Advances in medical science have improved containment, but limits remain
By: Cody Sellar
Red River College instructor Jason Lehrer stands in the doorway of his home where he currently works. /CODY SELLAR
Without distancing and self-isolation, COVID-19 could spread on a similar scale to the Spanish flu — the deadliest pandemic in recent history — according to RRC instructor of microbiology and pathophysiology Jason Lehrer in emails with The Projector. The Spanish flu ripped through the world in 1918, infecting some 500 million people and killing around 50 million, including at least 1,200 from Winnipeg.
A recent report backs up his claim, estimating COVID-19 is virulent enough to have killed 40 million this year alone had people failed to intervene.
While estimates are imprecise and comparing pandemics is difficult, the Spanish flu resembles COVID-19 in its ubiquity and lethality.
That pandemic is said to have tapered off after the majority of the population became immune through infection and recovery, while casualties piled up. This widespread resistance, called herd immunity, is also the goal of vaccination.
Lehrer said the threat of COVID-19 really only ends in one of two ways — either we have a “nightmare situation” as we saw in 1918 or we practice proper hygiene, distancing and self-isolating to reduce the spread as much as possible and develop a vaccine within a year or two.
He said, however, a global front against the virus could sufficiently reduce transmission for it to die off. But such an effort faces many challenges. Long-haul truckers, for example, cross borders delivering essential supplies and could be carriers.
But comparisons to the Spanish flu come with a hopeful caveat: medical science has advanced in the last hundred years. In 1918 scientists could only glean bits and pieces of how viruses live, spread and kill. It would be another 34 years before Rosalind Franklin took the first X-ray of the double helix, leading to the discovery of DNA and RNA, which now center our understanding of viruses. People thought influenza transferred through air, rather than droplets in mucous and saliva, as we know today.
This ignorance led to inefficient policies to prevent the spread. Canada instated a maritime quarantine, preventing ships’ crews from entering cities, but infected people continued to travel throughout the country. Some municipalities across Canada rejected quarantine and isolation, while others restricted public services and gatherings, but incompletely.
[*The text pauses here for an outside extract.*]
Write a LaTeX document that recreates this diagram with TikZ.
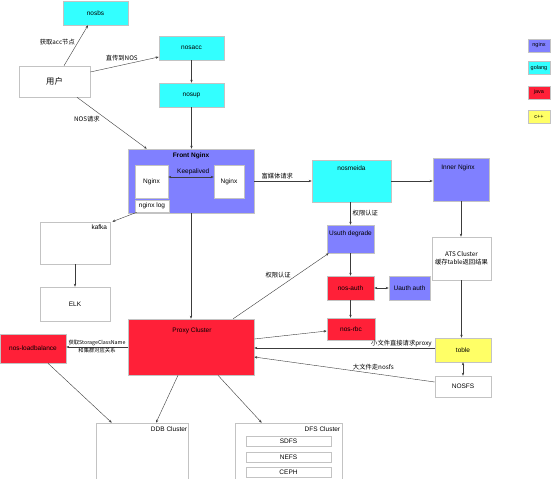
\documentclass[tikz,border=0pt]{standalone}
\usepackage{fontspec}
\setmainfont{Liberation Sans}
\newfontfamily\cjk{Noto Sans CJK SC}
\usetikzlibrary{arrows.meta,calc}
\definecolor{cngx}{RGB}{128,128,255}
\definecolor{cgo}{RGB}{51,255,255}
\definecolor{cjava}{RGB}{255,32,56}
\definecolor{ccpp}{RGB}{255,255,102}
\definecolor{bgray}{RGB}{195,195,195}
\definecolor{lgray}{RGB}{60,60,60}
\newcommand{\fsn}{\fontsize{6.5}{7.5}\selectfont}
\newcommand{\fsc}{\cjk\fontsize{6.3}{7.5}\selectfont}
\tikzset{
  box/.style={draw=bgray, line width=0.6pt, inner sep=0pt, font=\fsn},
  ngx/.style={box, fill=cngx},
  go/.style={box, fill=cgo},
  java/.style={box, fill=cjava},
  cpp/.style={box, fill=ccpp},
  wbox/.style={box, fill=white},
  title/.style={font=\fsn, inner sep=0pt},
  arr/.style={draw=lgray, line width=0.4pt, -{Stealth[length=3pt,width=2.4pt]}},
  darr/.style={draw=lgray, line width=0.4pt, {Stealth[length=3pt,width=2.4pt]}-{Stealth[length=3pt,width=2.4pt]}},
  lbl/.style={font=\fsc, inner sep=1pt},
  slbl/.style={font=\cjk\fontsize{5.3}{6}\selectfont, inner sep=1pt},
  legend/.style={box, font=\fontsize{5.5}{6}\selectfont, minimum width=22pt, minimum height=13pt}
}
\begin{document}
\begin{tikzpicture}[x=1pt,y=-1pt]
\path[use as bounding box] (0,0) rectangle (554,479);
\clip (0,0) rectangle (554,479);
\fill[white] (0,0) rectangle (554,479);

% top golang boxes and user
\node[go, minimum width=65pt, minimum height=24pt] (nosbs) at (95.5,13) {nosbs};
\node[wbox, minimum width=71pt, minimum height=31pt, font=\cjk\fontsize{8.3}{9}\selectfont] (user) at (54.5,81.5) {用户};
\node[go, minimum width=65pt, minimum height=24pt] (nosacc) at (191.5,48) {nosacc};
\node[go, minimum width=65pt, minimum height=24pt] (nosup) at (191.5,95) {nosup};

% Front Nginx
\node[ngx, minimum width=126pt, minimum height=64pt] (front) at (191,181) {};
\node[title, font=\fsn\bfseries] (frontt) at (191,156) {Front Nginx};
\node[wbox, minimum width=33pt, minimum height=33pt] (ngx1) at (151.5,181.5) {Nginx};
\node[wbox, minimum width=30pt, minimum height=33pt] (ngx2) at (229,181.5) {Nginx};
\node[wbox, minimum width=34pt, minimum height=12pt] (ngxlog) at (152,206) {nginx log};

% nosmeida, inner nginx
\node[go, minimum width=79pt, minimum height=42pt] (media) at (351.5,181) {};
\node[title] (mediat) at (351.5,168) {nosmeida};
\node[ngx, minimum width=56pt, minimum height=43pt] (inner) at (461,179.5) {};
\node[title] (innert) at (458,168) {Inner Nginx};

% auth chain
\node[ngx, minimum width=47pt, minimum height=28pt] (usuth) at (350.5,239) {};
\node[title] (usutht) at (350.5,234) {Usuth degrade};
\node[java, minimum width=47pt, minimum height=24pt] (nosauth) at (350.5,288) {nos-auth};
\node[ngx, minimum width=41pt, minimum height=24pt] (uauth) at (409.5,288) {Uauth auth};
\node[java, minimum width=48pt, minimum height=22pt] (nosrbc) at (351,329) {nos-rbc};

% proxy
\node[java, minimum width=126pt, minimum height=56pt] (proxy) at (191,347) {};
\node[title] (proxyt) at (192,331) {Proxy Cluster};

% right column
\node[wbox, minimum width=59pt, minimum height=43pt, align=center, font=\fsc] (ats) at (461.5,258.5) {ATS Cluster\\缓存table返回结果};
\node[cpp, minimum width=56pt, minimum height=24pt] (toble) at (463,350) {toble};
\node[wbox, minimum width=56pt, minimum height=21pt] (nosfs) at (463,386.5) {NOSFS};

% left side
\node[java, minimum width=66pt, minimum height=29pt] (lb) at (33,348.5) {nos-loadbalance};
\node[wbox, minimum width=70pt, minimum height=42pt] (kafka) at (75,243) {};
\node[title, anchor=north east] (kafkat) at ($(kafka.north east)+(-3,3)$) {kafka};
\node[wbox, minimum width=70pt, minimum height=34pt] (elk) at (75,304) {ELK};

% clusters at bottom
\node[wbox, minimum width=92pt, minimum height=67pt] (ddb) at (142,456.5) {};
\node[title, anchor=north east] (ddbt) at ($(ddb.north east)+(-1,4)$) {DDB Cluster};
\node[wbox, minimum width=107pt, minimum height=67pt] (dfs) at (288.5,456.5) {};
\node[title, anchor=north east] (dfst) at ($(dfs.north east)+(-2,4)$) {DFS Cluster};
\node[wbox, minimum width=85pt, minimum height=10pt] (sdfs) at (288.5,441) {SDFS};
\node[wbox, minimum width=85pt, minimum height=10pt] (nefs) at (288.5,457) {NEFS};
\node[wbox, minimum width=85pt, minimum height=10pt] (ceph) at (288.5,472) {CEPH};

% legend
\node[legend, fill=cngx] (lg1) at (539,45.5) {nginx};
\node[legend, fill=cgo] (lg2) at (539,68) {golang};
\node[legend, fill=cjava] (lg3) at (539,92.5) {java};
\node[legend, fill=ccpp] (lg4) at (539,116.5) {c++};

% connectors
\draw[arr] ($(user.north)+(9.5,0)$) -- node[lbl, pos=0.585, left=2pt] {获取acc节点} ($(nosbs.south)+(-7.5,0)$);
\draw[arr] ($(user.east)+(0,-9.5)$) -- node[lbl, pos=0.46, above=3pt] {直传到NOS} ($(nosacc.west)+(0,9)$);
\draw[arr] ($(user.south)+(22.5,0)$) -- node[lbl, pos=0.43, left=6pt] {NOS请求} ($(front.north west)+(19,0)$);
\draw[arr] (nosacc) -- (nosup);
\draw[arr] (nosup.south) -- (nosup.south |- front.north);
\draw[arr] (front.south) -- (proxy.north);
\draw[darr] ($(ngx1.east)+(0,-4.5)$) -- node[title, above=2pt, pos=0.55] {Keepalived} ($(ngx2.west)+(0,-4.5)$);
\draw[arr] (front.east) -- node[lbl, pos=0.4, above=1pt] {富媒体请求} (media.west);
\draw[arr] (media.east) -- (media.east -| inner.west);
\draw[arr] ($(ngxlog.south west)+(2,0)$) -- ($(kafka.north east)+(2,0)$);
\draw[arr] (kafka) -- (elk);
\draw[arr] (usuth.north |- media.south) -- node[lbl, right=1pt] {权限认证} (usuth.north);
\draw[arr] (usuth) -- (nosauth);
\draw[darr] (nosauth) -- (uauth);
\draw[arr] (nosauth) -- (nosauth.south |- nosrbc.north);
\draw[arr] ($(proxy.north east)+(-21,0)$) -- node[lbl, pos=0.47, above=9pt] {权限认证} ($(usuth.south west)+(2,0)$);
\draw[arr] ($(proxy.east)+(0,-8)$) -- ($(nosrbc.west)+(0,2)$);
\draw[arr] (inner.south) -- (inner.south |- ats.north);
\draw[arr] (ats.south) -- (ats.south |- toble.north);
\draw[darr] (toble) -- (nosfs);
\draw[arr] ($(toble.west)+(0,-2)$) -- node[lbl, pos=0.01, anchor=south east] {小文件直接请求proxy} ($(proxy.east)+(0,1)$);
\draw[arr] ($(nosfs.west)+(0,-4.5)$) -- node[lbl, pos=0.34, above=2pt] {大文件走nosfs} ($(proxy.east)+(0,10)$);
\draw[arr] (proxy.west) -- node[slbl, above] {获取StorageClassName} node[slbl, below] {和集群对应关系} (proxy.west -| lb.east);
\draw[arr] ($(lb.south)+(15,0)$) -- ($(ddb.north west)+(16,0)$);
\draw[arr] ($(proxy.south)+(-13,0)$) -- ($(ddb.north)+(14,0)$);
\draw[arr] ($(proxy.south)+(27,0)$) -- ($(dfs.north west)+(27,0)$);
\end{tikzpicture}
\end{document}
Conversely, said Lehrer, with COVID-19 we identified its origin in bats, sequenced its genome and learned it killed by attaching to an enzyme in the lungs, triggering acute respiratory distress syndrome, all within a few weeks. This allowed governments and medical staff to act quickly and better prepare — hence the scramble to close non-essential services or to amass ventilators.
Researchers around the world have already used this knowledge to develop numerous vaccine candidates, with at least one, at the University of Pittsburgh School of Medicine, showing promise in trials with mice.
“However, even at its fastest, vaccine development usually takes a year or more,” said Lehrer. “It can’t be rushed, or it may not be effective.”
A man in Osborne Village wears a make-shift mask. /CODYSELLAR
Canadians can expect COVID-19 to be an issue for at least the next couple months, if not throughout the summer and possibly even longer, said Lehrer.
The goal, for now, he said, is to keep cases low to avoid overwhelming hospitals.